▶ Short problem:
Your task is to retype, word for word, the lines from the start of the data through the line holding "YAxis, CartesianGrid, LabelList". Do not include the pictures.

----------------

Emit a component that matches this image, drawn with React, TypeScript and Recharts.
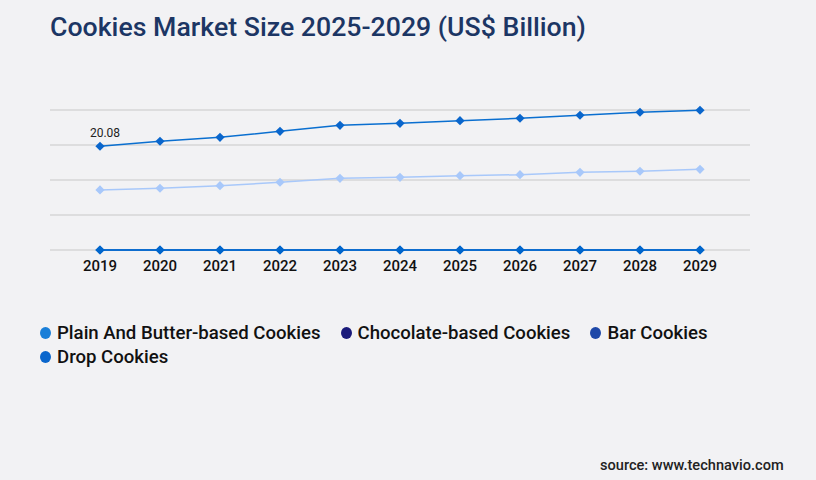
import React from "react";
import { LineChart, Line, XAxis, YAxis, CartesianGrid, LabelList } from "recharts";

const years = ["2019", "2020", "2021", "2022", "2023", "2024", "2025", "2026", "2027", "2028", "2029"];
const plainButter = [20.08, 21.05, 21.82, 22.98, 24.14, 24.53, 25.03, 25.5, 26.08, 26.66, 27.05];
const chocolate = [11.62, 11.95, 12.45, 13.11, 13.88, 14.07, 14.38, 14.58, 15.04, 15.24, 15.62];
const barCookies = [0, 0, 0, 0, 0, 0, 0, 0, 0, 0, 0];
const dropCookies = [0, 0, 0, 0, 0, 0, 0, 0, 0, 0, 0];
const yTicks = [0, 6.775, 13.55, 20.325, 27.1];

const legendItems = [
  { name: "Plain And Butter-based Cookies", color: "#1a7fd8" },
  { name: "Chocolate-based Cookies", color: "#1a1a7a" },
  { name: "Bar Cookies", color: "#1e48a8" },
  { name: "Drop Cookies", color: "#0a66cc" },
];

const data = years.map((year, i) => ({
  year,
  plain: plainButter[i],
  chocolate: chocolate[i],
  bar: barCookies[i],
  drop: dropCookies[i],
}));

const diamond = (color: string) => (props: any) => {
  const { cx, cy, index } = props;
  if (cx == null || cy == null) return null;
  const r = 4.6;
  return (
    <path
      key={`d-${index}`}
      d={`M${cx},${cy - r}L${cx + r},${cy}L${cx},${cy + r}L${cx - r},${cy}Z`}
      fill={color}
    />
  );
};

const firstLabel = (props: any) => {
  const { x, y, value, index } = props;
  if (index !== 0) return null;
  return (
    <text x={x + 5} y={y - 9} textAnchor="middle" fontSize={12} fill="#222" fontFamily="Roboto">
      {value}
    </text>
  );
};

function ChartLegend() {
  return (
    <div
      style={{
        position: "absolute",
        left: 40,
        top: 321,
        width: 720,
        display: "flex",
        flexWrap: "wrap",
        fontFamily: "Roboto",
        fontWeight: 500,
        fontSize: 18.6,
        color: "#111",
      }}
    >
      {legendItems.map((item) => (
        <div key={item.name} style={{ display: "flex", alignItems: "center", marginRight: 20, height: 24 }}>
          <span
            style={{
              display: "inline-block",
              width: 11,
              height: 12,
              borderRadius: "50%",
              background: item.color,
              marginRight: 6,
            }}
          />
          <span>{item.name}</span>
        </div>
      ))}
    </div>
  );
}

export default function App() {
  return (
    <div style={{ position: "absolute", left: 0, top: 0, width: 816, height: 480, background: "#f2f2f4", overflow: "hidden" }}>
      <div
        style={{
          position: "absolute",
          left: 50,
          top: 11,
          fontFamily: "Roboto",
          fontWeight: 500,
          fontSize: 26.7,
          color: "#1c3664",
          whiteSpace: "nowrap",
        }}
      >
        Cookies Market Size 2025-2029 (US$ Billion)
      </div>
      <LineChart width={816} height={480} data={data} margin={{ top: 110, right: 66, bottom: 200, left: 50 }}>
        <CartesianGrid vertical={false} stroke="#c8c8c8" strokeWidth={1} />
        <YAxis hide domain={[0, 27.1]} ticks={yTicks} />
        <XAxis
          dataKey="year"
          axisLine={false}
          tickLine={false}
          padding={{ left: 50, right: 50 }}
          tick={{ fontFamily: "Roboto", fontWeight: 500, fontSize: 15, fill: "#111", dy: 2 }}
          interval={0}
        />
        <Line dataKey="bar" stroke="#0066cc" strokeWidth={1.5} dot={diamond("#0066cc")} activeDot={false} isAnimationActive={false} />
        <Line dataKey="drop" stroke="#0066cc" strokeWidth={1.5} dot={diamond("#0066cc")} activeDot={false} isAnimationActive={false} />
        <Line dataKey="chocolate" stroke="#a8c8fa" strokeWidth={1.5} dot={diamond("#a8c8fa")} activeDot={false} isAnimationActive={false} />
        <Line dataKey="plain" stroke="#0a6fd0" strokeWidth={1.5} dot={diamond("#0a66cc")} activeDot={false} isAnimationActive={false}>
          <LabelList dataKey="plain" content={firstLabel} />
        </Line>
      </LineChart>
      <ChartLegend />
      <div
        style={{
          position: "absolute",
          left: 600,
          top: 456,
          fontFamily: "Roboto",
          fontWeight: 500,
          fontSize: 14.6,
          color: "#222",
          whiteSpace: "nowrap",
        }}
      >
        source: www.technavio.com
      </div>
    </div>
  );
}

----------------

▶ Reply to the exercise:
Emit a component that matches this image, drawn with React, TypeScript and Recharts.
import React from "react";
import { LineChart, Line, XAxis, YAxis, CartesianGrid, LabelList } from "recharts";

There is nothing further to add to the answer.